Data extract:
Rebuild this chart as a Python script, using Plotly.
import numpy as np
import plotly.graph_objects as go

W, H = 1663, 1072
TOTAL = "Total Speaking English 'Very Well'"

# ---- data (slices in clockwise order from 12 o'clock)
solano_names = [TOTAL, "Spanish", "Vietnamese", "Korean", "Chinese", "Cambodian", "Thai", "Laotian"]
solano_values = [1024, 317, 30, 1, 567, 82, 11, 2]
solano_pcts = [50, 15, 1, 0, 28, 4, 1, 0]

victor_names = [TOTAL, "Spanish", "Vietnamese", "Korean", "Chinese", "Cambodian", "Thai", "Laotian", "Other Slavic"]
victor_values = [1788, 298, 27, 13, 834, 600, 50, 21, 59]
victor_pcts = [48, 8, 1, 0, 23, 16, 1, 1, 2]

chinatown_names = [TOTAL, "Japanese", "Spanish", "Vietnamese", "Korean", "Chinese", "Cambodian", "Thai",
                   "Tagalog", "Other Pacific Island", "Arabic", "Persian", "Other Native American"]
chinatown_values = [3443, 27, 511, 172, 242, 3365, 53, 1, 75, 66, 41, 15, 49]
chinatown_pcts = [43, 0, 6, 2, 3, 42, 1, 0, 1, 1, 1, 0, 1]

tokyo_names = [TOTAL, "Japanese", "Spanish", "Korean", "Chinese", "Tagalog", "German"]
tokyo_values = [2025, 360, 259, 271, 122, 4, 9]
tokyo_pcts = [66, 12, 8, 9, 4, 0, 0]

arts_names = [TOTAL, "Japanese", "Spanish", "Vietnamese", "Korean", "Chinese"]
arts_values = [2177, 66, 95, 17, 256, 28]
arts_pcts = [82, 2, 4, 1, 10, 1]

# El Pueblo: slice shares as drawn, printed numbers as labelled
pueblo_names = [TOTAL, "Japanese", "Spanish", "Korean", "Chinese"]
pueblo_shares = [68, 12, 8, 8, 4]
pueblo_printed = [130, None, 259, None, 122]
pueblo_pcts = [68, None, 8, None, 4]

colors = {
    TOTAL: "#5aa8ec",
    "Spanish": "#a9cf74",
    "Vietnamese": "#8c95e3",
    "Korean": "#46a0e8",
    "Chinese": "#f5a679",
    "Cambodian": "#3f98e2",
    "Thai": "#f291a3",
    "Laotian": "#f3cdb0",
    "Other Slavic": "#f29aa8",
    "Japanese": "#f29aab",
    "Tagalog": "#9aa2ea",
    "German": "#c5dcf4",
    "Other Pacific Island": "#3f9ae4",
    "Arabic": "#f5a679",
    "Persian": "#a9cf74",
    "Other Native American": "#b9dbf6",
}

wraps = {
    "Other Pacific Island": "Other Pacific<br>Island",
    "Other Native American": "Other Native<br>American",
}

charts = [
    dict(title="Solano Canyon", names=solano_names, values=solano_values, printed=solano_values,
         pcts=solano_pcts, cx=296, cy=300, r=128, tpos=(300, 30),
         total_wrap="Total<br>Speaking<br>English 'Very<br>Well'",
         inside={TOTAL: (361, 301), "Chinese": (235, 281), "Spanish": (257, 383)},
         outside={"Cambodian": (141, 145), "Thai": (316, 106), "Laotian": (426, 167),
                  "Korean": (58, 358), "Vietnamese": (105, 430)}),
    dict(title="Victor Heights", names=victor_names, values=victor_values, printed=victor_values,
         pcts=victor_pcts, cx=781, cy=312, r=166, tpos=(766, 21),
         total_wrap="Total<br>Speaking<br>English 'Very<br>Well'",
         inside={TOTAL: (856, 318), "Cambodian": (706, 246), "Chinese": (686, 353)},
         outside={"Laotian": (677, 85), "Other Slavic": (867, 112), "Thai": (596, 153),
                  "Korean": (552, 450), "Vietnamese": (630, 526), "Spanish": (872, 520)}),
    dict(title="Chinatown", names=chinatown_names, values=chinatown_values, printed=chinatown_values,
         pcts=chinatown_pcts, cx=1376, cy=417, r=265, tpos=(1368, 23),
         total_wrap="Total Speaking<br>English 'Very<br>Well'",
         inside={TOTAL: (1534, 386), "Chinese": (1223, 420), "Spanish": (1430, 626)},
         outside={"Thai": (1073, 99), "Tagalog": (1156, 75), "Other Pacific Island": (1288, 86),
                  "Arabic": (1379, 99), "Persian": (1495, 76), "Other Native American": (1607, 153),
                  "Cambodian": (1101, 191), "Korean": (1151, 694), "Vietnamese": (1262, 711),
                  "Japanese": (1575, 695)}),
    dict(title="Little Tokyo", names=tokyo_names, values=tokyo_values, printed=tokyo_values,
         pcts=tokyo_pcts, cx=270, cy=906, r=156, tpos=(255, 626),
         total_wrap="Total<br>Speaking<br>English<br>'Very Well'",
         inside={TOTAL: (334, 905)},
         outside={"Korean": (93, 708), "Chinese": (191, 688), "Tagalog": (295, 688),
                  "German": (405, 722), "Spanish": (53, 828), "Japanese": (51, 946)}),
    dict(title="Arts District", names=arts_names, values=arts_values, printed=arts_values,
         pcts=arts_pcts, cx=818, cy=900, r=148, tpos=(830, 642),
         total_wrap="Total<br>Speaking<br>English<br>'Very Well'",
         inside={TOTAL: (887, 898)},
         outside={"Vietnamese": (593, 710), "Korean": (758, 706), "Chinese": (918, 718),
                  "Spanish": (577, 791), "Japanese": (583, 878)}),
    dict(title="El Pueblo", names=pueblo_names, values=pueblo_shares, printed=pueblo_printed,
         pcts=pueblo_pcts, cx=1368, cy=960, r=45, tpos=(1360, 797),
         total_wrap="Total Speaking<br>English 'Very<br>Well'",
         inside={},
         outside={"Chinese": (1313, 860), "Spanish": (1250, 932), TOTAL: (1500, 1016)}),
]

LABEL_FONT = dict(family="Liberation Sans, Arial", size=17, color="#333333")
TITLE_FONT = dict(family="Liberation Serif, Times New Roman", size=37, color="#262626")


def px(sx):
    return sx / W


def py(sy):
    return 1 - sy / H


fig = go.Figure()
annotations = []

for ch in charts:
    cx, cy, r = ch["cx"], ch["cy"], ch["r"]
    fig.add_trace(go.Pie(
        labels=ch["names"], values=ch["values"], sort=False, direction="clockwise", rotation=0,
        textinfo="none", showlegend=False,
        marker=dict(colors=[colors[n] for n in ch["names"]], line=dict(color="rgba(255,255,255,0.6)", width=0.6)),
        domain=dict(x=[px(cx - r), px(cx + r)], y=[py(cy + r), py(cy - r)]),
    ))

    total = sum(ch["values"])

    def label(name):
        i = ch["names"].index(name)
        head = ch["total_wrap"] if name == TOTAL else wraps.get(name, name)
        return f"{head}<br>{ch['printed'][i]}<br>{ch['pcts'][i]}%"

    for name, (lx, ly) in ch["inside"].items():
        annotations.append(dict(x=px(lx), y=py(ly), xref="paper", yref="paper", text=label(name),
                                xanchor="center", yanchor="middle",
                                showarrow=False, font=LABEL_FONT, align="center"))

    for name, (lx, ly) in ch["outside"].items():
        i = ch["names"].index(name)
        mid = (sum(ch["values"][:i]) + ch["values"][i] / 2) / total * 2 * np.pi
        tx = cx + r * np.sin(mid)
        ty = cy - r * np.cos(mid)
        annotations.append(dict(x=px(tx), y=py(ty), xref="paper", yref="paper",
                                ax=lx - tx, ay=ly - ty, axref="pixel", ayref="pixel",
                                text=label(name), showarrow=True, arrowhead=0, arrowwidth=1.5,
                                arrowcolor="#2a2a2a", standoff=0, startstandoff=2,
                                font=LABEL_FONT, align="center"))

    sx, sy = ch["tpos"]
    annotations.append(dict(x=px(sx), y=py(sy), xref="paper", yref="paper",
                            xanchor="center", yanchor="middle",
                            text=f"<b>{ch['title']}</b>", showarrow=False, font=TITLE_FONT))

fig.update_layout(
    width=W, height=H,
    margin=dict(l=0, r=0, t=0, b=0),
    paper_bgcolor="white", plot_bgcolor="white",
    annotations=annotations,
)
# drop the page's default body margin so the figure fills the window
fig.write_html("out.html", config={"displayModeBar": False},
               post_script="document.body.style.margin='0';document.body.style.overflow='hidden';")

Job: Emit, unaltered, the lines from the top of the listing down through the line that holds "Speaking English 'Very"; emit nothing else.

Completed exercise:
Rebuild this chart as a Python script, using Plotly.
import numpy as np
import plotly.graph_objects as go

W, H = 1663, 1072
TOTAL = "Total Speaking English 'Very Well'"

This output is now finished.